EXERCISE BRIEF
Keep pictures out. Copy exactly the lines from the one containing "Convert this chart" to the one containing "import * as d3 from 'd3';", endpoints included.

───── RECORD EXTRACTS

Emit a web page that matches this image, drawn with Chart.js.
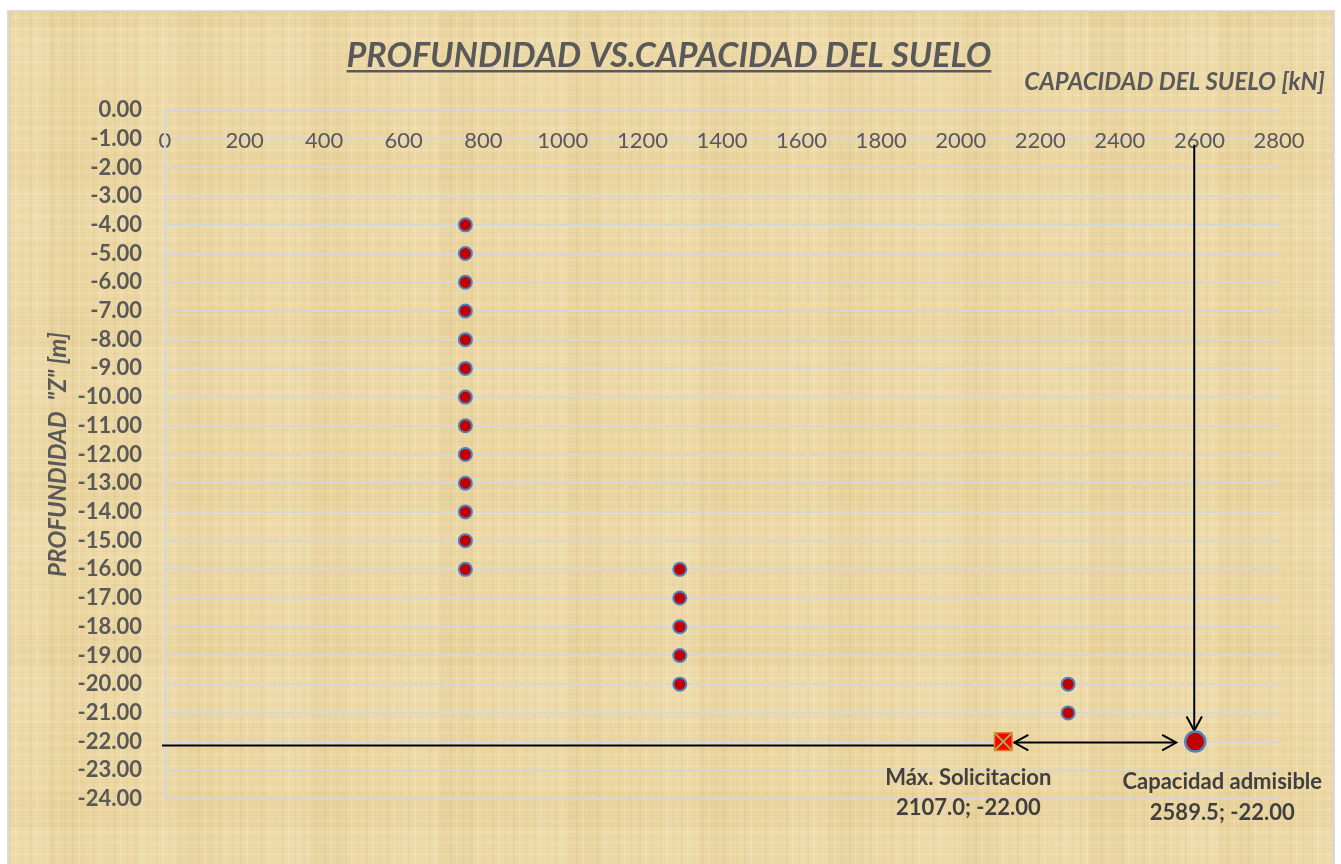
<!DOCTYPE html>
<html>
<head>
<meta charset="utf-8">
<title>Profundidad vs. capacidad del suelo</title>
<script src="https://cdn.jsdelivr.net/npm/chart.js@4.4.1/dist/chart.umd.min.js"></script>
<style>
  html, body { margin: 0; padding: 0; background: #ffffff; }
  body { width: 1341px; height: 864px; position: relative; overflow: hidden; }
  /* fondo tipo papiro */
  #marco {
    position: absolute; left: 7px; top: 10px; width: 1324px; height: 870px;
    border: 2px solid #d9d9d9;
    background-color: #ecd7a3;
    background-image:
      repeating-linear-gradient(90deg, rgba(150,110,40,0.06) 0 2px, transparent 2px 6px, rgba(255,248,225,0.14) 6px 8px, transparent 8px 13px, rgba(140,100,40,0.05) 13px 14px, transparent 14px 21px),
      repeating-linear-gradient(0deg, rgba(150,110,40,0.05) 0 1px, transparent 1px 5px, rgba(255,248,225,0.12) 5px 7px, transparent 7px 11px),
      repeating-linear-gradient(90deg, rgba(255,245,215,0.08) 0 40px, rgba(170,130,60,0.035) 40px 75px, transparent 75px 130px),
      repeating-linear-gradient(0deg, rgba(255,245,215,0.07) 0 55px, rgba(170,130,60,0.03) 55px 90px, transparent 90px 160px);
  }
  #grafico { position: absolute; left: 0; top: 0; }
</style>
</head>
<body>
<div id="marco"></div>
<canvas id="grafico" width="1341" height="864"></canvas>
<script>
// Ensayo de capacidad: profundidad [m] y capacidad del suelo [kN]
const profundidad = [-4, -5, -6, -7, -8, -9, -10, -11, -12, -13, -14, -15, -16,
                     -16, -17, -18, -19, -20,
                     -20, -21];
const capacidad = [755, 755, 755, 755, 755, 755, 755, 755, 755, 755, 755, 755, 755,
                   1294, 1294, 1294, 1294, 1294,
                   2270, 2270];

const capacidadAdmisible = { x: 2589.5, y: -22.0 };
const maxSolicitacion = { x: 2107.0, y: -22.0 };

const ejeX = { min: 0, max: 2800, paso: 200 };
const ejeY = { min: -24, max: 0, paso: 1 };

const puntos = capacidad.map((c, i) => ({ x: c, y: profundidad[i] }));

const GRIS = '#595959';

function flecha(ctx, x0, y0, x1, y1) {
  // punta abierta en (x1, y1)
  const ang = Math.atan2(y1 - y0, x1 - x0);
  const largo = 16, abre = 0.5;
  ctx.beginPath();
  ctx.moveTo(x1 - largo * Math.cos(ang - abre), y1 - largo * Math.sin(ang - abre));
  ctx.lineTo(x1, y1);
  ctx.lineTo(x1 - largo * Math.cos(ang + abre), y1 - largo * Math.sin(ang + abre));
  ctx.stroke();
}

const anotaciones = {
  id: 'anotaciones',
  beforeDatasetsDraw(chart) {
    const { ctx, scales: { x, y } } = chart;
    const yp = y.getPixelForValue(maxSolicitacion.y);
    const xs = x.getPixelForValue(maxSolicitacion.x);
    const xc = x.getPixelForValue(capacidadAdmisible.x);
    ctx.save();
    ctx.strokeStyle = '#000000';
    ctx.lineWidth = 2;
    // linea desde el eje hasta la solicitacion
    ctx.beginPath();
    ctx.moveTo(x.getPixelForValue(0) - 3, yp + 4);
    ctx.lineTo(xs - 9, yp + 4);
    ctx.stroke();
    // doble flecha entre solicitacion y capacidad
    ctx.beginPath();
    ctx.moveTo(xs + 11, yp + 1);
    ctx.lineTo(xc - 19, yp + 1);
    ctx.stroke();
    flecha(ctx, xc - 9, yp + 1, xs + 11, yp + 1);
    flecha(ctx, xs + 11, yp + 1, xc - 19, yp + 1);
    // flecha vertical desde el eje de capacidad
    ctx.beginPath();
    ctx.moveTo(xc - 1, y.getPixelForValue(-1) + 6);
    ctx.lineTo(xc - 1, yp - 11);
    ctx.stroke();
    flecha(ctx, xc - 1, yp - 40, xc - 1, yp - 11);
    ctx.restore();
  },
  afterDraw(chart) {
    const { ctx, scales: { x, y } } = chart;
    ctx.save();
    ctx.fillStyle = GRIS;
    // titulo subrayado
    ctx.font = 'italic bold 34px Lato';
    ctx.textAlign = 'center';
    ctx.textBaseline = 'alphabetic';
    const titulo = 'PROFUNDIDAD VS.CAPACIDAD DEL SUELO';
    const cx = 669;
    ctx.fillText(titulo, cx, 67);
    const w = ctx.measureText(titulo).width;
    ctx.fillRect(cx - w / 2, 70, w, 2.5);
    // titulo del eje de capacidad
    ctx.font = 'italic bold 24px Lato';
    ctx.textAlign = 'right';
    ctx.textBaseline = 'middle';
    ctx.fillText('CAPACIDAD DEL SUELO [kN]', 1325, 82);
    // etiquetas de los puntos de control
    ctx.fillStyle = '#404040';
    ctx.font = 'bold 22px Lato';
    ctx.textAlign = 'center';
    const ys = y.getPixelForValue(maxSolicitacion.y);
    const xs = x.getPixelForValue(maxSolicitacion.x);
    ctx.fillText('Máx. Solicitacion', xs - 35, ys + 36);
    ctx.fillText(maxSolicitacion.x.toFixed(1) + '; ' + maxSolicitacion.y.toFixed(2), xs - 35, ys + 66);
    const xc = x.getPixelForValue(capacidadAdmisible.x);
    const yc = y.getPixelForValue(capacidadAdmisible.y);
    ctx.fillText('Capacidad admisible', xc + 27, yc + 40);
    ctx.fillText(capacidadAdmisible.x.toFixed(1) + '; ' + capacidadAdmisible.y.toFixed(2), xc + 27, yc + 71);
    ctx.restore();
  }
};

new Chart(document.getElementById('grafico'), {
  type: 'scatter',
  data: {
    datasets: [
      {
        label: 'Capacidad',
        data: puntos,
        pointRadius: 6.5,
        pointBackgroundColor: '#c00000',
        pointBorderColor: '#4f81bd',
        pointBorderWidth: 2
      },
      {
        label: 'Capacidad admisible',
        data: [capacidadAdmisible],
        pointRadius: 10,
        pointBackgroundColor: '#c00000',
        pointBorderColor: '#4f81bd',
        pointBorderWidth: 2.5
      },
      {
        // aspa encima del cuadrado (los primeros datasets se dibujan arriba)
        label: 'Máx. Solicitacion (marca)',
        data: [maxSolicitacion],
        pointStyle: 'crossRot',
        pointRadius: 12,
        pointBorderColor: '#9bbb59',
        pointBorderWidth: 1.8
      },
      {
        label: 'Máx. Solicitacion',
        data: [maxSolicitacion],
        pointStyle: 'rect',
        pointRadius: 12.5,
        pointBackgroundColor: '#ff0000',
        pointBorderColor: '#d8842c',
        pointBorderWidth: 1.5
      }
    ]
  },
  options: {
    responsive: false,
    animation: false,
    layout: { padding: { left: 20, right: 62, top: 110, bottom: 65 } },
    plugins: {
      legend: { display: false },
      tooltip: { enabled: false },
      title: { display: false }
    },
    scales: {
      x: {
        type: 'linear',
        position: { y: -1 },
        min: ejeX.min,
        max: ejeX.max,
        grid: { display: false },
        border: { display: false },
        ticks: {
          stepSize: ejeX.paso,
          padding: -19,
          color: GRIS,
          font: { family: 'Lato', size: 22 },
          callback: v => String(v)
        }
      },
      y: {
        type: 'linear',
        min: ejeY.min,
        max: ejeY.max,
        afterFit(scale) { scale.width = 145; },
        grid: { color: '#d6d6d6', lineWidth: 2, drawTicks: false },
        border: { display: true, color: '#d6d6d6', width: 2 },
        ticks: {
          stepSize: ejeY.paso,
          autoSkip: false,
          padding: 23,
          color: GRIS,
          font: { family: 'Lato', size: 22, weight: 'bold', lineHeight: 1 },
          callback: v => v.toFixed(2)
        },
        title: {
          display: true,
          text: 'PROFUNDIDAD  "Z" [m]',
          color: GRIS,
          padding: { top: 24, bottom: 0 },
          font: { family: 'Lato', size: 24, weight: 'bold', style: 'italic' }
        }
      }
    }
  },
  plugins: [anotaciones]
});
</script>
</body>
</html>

──────────
───── RECORD EXTRACTS

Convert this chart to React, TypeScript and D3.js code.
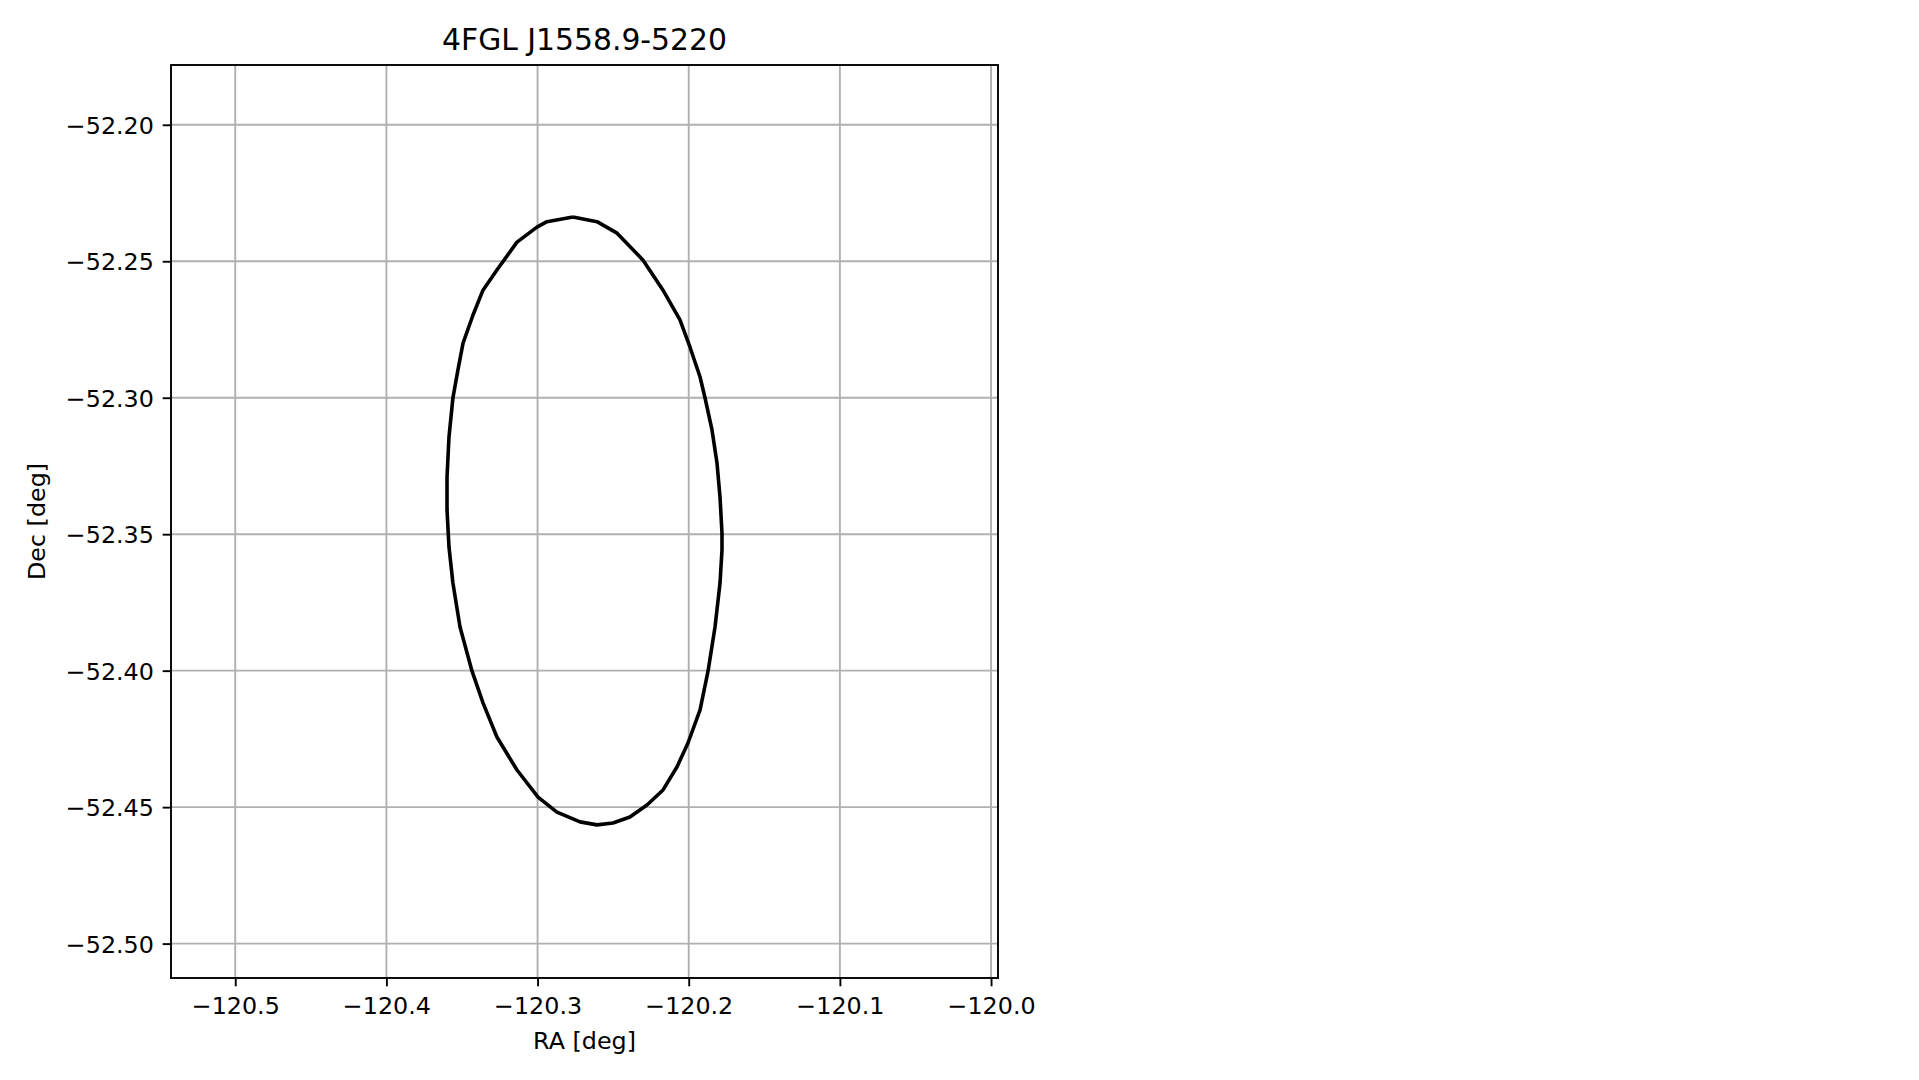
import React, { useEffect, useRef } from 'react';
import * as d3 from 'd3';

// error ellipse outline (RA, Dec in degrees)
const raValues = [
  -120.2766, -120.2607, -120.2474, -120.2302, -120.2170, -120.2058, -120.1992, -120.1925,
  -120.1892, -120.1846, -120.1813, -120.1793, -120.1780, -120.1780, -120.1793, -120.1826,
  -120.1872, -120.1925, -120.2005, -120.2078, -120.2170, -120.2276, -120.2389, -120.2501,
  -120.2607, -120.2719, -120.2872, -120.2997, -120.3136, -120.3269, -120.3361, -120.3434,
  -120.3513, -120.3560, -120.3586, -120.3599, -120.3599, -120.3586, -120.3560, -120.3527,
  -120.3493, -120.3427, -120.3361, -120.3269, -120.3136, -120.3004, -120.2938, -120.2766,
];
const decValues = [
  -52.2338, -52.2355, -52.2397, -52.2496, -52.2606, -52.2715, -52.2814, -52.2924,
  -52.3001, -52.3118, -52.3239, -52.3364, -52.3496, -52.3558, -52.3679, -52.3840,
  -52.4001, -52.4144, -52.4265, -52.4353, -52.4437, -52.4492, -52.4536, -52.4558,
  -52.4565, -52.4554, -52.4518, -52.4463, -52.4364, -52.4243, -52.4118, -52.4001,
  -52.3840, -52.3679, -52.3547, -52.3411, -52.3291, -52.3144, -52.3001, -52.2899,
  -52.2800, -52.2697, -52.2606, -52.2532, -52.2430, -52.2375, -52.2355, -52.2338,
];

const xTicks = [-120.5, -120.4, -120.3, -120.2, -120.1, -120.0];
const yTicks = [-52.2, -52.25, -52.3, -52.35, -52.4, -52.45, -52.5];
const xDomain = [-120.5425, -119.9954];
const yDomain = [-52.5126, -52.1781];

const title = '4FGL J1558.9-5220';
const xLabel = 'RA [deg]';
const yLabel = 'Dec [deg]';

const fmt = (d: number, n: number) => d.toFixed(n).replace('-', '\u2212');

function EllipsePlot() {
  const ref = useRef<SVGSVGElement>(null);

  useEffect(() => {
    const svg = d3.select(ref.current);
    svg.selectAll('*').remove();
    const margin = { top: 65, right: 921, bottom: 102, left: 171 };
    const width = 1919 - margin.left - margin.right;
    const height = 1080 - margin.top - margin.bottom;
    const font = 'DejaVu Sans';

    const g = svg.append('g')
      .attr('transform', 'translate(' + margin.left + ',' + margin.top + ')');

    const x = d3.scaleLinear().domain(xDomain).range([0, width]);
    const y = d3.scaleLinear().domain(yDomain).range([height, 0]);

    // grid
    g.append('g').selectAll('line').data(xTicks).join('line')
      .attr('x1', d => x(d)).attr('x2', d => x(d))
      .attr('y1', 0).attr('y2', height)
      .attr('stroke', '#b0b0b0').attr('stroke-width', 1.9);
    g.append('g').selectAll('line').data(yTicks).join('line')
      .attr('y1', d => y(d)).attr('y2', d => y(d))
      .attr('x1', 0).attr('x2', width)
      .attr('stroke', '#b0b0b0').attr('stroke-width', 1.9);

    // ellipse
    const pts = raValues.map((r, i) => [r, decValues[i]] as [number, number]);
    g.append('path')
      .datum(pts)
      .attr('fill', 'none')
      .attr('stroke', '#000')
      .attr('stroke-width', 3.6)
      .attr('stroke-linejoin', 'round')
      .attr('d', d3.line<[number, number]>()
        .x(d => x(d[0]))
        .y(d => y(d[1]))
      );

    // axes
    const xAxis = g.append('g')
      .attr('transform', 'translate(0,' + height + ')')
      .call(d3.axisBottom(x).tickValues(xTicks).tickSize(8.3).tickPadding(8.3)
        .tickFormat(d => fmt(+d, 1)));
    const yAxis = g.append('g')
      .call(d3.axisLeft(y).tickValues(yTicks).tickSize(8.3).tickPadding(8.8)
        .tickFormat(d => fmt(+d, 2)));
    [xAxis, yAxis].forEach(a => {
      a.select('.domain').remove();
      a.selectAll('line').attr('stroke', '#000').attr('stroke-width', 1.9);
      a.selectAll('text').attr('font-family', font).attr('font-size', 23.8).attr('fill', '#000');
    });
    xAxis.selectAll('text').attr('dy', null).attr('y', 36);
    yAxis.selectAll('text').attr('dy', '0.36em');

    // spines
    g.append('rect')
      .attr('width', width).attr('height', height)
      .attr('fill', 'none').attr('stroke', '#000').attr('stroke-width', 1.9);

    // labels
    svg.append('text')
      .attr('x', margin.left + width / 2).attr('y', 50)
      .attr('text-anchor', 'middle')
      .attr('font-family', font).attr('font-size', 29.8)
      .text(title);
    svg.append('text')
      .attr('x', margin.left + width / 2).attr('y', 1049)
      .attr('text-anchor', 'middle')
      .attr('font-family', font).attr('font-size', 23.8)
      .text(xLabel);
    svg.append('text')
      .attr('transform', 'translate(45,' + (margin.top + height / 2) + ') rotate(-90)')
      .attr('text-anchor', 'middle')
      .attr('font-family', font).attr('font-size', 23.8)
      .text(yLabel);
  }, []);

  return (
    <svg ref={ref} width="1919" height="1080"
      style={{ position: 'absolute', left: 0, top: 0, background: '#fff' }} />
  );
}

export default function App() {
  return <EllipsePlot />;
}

──────────

TASK OUTPUT
Convert this chart to React, TypeScript and D3.js code.
import React, { useEffect, useRef } from 'react';
import * as d3 from 'd3';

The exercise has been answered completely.